What is being asked:
Using the material below, repeat exactly the lines from the one with "Give me the Bokeh source for this chart." through the one with "return (H - FRAME_B", ends included, without any images.

+ + + +

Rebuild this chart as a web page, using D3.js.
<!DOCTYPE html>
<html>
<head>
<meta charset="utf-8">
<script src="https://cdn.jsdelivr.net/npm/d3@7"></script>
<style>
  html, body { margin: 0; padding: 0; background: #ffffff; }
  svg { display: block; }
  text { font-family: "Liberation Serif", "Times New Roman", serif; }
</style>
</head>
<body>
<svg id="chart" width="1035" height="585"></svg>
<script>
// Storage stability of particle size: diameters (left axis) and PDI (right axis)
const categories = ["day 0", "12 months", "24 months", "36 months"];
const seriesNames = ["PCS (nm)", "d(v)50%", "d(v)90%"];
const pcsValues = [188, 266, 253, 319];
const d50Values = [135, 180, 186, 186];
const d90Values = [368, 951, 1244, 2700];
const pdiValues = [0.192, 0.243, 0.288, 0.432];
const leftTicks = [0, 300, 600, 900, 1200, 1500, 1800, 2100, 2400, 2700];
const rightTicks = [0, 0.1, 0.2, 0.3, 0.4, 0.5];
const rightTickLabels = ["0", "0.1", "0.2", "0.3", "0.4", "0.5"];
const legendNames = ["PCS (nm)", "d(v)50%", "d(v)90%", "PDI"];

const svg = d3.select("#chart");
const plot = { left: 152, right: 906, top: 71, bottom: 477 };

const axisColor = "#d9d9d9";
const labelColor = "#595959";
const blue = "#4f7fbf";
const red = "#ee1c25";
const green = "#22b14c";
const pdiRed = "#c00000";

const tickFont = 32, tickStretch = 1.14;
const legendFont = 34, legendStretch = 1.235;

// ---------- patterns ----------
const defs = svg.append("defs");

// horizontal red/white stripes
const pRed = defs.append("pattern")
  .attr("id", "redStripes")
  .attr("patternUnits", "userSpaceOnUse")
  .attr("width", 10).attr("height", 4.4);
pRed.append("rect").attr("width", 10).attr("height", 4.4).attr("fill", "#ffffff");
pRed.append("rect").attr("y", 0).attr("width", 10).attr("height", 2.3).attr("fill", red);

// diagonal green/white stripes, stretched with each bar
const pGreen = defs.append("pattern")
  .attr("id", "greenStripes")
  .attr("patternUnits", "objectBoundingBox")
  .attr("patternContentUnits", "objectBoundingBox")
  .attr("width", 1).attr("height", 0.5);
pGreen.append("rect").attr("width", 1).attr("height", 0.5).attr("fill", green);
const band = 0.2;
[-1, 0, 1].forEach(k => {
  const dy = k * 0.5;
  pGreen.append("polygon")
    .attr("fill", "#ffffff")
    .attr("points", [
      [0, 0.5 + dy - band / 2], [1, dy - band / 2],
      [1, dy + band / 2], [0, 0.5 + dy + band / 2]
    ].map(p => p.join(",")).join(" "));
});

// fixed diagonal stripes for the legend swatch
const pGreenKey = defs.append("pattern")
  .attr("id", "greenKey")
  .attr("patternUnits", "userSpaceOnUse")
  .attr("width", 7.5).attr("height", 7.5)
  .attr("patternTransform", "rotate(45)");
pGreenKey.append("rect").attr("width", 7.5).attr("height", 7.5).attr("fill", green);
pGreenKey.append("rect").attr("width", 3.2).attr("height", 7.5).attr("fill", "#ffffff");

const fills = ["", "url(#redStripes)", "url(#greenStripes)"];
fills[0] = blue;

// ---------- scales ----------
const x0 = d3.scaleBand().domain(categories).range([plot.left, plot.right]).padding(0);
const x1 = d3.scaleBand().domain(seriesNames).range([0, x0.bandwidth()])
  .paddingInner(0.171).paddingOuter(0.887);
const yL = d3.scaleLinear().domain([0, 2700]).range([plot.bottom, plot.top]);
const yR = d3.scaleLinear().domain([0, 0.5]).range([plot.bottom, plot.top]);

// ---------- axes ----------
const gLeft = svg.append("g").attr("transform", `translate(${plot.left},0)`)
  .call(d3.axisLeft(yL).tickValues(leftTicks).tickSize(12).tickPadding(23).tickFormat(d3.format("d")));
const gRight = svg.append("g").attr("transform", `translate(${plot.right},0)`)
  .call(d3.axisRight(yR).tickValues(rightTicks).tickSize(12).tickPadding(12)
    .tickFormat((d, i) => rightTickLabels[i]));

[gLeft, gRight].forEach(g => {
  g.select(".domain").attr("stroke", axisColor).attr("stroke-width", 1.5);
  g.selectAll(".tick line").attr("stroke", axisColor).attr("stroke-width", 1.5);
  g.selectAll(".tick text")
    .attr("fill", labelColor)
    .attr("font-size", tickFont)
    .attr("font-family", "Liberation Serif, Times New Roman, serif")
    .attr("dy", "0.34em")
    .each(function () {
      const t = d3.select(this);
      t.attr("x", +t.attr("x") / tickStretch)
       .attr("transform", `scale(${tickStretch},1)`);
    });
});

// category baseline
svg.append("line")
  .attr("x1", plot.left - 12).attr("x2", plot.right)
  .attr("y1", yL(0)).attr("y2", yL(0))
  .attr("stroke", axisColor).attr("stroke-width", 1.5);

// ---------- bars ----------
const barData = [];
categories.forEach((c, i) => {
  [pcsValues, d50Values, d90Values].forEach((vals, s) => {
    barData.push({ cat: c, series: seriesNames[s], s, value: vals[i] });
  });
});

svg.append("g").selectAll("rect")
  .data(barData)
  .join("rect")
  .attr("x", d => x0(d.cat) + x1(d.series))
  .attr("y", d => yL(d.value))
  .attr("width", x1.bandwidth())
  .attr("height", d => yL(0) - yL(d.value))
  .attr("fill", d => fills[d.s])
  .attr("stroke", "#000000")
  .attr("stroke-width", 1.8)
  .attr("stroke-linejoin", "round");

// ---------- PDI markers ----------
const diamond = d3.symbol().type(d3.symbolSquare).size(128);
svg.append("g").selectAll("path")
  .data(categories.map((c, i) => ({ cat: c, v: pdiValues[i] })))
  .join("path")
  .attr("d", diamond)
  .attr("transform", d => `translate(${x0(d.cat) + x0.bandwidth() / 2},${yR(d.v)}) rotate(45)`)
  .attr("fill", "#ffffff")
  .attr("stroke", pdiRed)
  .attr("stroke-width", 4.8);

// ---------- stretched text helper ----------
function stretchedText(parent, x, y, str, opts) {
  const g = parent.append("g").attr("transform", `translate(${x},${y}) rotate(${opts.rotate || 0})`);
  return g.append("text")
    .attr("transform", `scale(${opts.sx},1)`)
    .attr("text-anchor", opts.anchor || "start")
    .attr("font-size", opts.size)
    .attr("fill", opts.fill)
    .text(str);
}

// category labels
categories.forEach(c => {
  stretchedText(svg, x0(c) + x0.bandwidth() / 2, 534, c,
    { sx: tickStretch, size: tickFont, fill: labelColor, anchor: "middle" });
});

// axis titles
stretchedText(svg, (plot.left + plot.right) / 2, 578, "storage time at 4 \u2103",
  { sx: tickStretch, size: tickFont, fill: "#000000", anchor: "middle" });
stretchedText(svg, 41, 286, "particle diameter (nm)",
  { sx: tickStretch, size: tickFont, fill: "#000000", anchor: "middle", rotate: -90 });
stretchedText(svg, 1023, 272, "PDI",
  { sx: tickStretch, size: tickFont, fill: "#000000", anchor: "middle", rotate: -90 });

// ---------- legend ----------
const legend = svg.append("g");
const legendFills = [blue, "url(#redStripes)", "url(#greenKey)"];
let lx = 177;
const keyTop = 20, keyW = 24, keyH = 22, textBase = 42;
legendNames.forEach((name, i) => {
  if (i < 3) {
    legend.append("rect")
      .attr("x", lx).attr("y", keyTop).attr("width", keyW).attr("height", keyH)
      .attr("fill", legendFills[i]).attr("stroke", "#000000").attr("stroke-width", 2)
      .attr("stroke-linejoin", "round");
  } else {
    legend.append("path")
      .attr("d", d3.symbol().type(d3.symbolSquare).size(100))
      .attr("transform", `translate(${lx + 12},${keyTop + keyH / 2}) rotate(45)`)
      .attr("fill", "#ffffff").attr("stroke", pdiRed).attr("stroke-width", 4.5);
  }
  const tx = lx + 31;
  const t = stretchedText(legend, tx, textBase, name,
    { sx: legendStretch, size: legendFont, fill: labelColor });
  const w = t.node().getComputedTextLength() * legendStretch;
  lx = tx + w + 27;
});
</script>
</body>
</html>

+ + + +

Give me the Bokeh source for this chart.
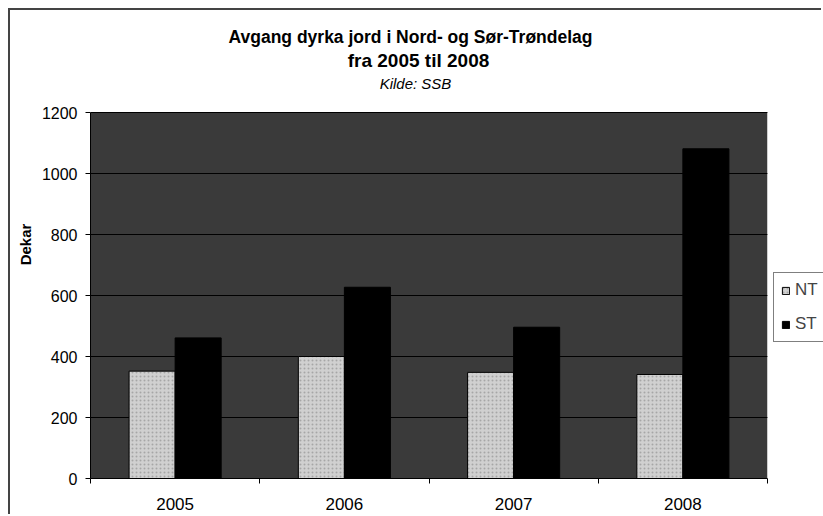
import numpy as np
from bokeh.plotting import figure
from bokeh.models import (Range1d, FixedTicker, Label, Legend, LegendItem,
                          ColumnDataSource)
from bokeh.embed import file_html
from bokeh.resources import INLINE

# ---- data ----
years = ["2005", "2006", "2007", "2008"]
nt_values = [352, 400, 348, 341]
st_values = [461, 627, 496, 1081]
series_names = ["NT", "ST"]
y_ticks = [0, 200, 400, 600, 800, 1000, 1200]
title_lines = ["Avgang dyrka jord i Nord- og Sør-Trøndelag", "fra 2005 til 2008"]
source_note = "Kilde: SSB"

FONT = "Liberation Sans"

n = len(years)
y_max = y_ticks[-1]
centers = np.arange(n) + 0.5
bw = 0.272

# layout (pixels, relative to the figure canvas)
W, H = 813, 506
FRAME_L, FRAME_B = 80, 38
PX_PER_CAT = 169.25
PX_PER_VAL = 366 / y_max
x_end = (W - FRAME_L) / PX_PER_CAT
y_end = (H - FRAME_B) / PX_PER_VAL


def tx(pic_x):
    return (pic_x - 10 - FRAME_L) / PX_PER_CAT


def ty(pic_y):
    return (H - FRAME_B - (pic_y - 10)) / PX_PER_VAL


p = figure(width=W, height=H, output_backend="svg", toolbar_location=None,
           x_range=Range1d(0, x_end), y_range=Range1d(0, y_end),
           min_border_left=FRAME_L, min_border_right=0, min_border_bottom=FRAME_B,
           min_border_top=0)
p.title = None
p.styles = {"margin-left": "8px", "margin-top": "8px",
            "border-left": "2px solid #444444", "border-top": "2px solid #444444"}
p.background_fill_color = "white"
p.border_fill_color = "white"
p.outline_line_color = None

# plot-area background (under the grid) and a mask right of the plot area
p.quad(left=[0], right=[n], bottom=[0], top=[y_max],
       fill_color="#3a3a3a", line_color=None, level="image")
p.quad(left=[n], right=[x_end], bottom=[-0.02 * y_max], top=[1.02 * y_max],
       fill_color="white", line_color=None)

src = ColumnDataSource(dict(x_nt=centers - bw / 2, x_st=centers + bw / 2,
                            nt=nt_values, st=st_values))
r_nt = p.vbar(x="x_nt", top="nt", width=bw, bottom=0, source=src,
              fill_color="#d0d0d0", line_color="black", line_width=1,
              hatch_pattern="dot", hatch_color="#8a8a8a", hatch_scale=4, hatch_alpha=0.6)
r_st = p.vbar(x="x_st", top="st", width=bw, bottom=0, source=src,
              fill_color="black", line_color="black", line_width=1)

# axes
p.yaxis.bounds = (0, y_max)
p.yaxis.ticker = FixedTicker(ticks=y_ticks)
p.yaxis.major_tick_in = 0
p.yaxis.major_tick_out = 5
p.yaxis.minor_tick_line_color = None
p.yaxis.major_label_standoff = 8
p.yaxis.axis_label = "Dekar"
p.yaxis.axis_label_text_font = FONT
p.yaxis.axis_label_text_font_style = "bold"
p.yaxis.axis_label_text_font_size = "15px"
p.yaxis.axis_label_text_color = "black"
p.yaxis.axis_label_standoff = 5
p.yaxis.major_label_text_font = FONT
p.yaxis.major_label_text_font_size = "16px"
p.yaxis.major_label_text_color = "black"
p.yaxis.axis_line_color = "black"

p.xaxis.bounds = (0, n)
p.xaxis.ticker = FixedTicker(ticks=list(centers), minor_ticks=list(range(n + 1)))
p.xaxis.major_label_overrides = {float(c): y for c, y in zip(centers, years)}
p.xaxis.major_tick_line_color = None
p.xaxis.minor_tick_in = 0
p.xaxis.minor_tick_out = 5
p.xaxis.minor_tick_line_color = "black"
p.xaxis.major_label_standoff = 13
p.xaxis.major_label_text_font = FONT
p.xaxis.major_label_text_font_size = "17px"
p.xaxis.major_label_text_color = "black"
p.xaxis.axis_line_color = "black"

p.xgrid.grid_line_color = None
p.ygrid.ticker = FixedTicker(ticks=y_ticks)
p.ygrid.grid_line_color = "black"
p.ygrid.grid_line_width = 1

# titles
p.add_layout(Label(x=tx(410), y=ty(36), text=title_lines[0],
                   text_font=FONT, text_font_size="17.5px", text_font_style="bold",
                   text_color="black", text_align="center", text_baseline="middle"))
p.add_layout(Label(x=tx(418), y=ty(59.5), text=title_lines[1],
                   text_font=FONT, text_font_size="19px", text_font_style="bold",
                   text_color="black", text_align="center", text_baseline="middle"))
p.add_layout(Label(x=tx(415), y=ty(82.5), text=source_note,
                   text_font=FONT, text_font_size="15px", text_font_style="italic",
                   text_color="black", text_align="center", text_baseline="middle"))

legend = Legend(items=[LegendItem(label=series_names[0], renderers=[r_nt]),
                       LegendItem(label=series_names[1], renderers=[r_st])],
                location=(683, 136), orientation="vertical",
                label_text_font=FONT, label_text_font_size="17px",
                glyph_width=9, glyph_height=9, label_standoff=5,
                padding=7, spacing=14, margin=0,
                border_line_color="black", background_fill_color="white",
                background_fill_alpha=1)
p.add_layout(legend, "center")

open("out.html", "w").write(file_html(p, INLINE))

+ + + +

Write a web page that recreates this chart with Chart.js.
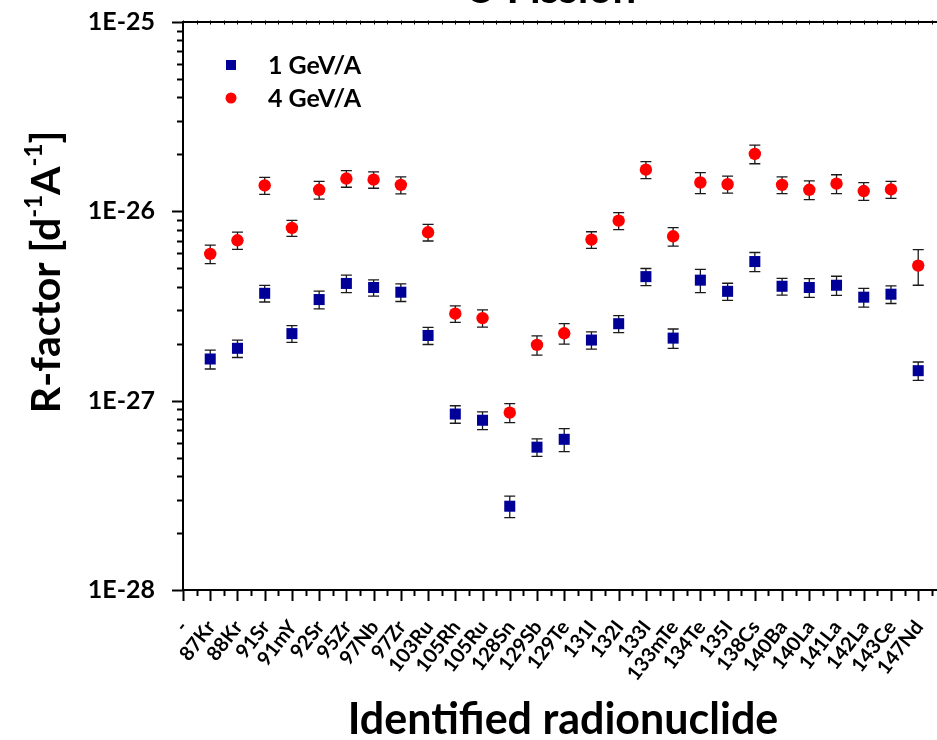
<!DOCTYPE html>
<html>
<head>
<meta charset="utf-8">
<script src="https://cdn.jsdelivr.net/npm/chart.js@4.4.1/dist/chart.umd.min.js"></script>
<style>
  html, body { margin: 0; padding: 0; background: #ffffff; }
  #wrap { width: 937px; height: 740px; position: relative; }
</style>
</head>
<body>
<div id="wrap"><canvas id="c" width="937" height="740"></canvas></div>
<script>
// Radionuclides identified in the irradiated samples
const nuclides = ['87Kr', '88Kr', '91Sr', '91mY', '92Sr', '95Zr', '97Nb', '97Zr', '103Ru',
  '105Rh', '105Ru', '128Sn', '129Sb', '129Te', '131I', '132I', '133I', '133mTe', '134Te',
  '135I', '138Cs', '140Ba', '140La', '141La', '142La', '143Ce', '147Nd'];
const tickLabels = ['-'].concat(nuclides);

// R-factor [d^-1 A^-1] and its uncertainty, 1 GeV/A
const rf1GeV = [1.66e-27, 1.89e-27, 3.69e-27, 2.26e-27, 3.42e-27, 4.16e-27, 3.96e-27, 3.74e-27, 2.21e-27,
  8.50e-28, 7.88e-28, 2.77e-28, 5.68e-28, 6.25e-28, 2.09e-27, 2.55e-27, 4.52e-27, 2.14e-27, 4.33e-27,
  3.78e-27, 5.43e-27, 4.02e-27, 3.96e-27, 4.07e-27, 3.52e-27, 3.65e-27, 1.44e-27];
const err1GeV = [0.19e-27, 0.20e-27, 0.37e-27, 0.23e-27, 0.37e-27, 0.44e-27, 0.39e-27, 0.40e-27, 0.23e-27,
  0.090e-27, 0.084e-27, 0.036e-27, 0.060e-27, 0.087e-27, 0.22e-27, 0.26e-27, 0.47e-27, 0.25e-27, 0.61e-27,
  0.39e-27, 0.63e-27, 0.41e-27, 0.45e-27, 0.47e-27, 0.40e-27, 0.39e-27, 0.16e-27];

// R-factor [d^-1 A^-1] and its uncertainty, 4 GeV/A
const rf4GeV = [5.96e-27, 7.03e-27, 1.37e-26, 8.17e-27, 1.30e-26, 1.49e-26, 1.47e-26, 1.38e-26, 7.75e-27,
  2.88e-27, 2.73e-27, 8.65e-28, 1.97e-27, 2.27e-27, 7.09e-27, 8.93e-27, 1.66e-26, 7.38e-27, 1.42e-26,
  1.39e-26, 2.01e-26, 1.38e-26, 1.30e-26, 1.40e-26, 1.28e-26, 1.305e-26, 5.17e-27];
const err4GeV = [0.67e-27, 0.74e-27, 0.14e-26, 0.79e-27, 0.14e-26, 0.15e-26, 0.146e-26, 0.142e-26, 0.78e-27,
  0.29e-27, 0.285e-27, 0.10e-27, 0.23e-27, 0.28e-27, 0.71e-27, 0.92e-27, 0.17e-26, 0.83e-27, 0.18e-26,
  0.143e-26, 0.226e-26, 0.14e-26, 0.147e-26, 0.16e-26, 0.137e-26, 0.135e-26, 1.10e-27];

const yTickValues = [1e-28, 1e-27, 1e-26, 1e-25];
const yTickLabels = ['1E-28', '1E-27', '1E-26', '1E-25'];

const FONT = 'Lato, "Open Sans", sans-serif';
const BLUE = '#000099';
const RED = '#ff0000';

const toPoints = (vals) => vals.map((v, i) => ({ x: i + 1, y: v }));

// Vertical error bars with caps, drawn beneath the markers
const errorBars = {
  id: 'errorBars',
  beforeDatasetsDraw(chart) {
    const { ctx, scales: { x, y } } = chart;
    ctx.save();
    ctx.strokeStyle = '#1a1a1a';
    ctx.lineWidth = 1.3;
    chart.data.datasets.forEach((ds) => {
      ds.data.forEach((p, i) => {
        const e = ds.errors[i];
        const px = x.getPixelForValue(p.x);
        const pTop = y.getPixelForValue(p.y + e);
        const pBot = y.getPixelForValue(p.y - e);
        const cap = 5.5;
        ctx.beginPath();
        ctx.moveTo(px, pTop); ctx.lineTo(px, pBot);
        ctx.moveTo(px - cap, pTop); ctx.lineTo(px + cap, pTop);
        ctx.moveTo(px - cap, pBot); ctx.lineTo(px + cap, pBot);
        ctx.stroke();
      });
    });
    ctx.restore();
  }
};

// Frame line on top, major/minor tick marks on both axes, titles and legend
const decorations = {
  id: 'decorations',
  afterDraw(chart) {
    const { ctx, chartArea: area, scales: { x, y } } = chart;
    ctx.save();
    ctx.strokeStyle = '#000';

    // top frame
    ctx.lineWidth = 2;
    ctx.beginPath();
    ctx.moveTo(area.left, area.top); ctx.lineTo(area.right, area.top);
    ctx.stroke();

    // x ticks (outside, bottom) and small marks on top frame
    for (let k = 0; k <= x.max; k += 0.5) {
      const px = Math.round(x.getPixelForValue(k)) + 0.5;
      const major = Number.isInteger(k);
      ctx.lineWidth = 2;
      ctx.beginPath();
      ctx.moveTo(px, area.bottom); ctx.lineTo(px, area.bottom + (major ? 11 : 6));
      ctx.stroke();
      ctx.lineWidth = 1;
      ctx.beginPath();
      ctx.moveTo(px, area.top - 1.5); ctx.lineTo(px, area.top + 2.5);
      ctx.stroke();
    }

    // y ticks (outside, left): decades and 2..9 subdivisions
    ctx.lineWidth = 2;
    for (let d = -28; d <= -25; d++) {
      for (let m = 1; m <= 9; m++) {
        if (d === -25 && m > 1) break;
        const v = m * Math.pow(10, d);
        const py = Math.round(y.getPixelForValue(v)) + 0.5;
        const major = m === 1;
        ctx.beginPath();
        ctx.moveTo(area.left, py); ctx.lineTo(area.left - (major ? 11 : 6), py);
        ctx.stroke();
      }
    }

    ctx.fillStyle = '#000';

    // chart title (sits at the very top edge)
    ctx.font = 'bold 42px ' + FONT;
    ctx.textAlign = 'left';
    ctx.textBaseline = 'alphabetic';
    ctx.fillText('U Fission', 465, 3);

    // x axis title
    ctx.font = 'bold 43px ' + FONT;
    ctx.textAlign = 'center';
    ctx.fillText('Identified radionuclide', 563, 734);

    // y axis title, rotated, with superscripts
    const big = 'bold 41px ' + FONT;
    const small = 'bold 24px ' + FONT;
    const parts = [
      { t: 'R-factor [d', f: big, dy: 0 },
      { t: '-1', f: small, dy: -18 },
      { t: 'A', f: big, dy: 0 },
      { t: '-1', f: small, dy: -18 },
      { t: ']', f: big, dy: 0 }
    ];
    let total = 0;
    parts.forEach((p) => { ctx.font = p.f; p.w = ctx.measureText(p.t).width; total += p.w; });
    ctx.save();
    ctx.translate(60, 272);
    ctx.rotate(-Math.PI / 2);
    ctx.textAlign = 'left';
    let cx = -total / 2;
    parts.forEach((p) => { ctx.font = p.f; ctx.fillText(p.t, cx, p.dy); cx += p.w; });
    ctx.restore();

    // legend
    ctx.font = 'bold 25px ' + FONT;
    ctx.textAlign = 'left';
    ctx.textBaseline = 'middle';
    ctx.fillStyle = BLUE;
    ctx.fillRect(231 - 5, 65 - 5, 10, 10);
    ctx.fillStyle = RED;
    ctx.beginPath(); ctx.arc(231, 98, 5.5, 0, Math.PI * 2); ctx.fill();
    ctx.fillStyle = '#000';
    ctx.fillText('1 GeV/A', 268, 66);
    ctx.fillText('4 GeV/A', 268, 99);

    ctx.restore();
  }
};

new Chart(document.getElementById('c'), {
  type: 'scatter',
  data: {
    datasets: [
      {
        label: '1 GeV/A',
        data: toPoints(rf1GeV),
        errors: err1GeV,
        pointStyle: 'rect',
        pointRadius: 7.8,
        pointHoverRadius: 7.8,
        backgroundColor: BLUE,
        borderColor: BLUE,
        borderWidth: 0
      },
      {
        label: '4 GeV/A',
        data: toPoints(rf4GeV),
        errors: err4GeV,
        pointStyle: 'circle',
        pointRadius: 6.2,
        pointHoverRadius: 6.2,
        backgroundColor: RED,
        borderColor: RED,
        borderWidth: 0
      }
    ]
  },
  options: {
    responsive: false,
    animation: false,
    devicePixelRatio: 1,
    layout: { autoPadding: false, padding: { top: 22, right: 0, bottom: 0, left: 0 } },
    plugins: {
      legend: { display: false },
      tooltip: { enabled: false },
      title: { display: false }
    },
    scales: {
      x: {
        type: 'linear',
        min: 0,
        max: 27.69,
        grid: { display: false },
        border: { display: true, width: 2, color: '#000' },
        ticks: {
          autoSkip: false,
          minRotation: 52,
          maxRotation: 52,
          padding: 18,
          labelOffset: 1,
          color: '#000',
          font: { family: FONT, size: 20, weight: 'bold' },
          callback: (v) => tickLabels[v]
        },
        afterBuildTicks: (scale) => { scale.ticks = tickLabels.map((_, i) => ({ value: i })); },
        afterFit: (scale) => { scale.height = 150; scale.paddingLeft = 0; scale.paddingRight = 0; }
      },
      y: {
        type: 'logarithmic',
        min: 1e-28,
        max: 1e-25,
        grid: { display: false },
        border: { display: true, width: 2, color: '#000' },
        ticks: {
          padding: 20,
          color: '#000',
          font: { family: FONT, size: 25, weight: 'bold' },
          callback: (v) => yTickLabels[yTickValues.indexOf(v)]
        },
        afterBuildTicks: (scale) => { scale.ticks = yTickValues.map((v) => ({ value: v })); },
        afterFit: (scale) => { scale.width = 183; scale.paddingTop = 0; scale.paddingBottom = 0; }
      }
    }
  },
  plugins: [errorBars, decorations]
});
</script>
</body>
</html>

+ + + +

Result:
Give me the Bokeh source for this chart.
import numpy as np
from bokeh.plotting import figure
from bokeh.models import (Range1d, FixedTicker, Label, Legend, LegendItem,
                          ColumnDataSource)
from bokeh.embed import file_html
from bokeh.resources import INLINE

# ---- data ----
years = ["2005", "2006", "2007", "2008"]
nt_values = [352, 400, 348, 341]
st_values = [461, 627, 496, 1081]
series_names = ["NT", "ST"]
y_ticks = [0, 200, 400, 600, 800, 1000, 1200]
title_lines = ["Avgang dyrka jord i Nord- og Sør-Trøndelag", "fra 2005 til 2008"]
source_note = "Kilde: SSB"

FONT = "Liberation Sans"

n = len(years)
y_max = y_ticks[-1]
centers = np.arange(n) + 0.5
bw = 0.272

# layout (pixels, relative to the figure canvas)
W, H = 813, 506
FRAME_L, FRAME_B = 80, 38
PX_PER_CAT = 169.25
PX_PER_VAL = 366 / y_max
x_end = (W - FRAME_L) / PX_PER_CAT
y_end = (H - FRAME_B) / PX_PER_VAL


def tx(pic_x):
    return (pic_x - 10 - FRAME_L) / PX_PER_CAT


def ty(pic_y):
    return (H - FRAME_B - (pic_y - 10)) / PX_PER_VAL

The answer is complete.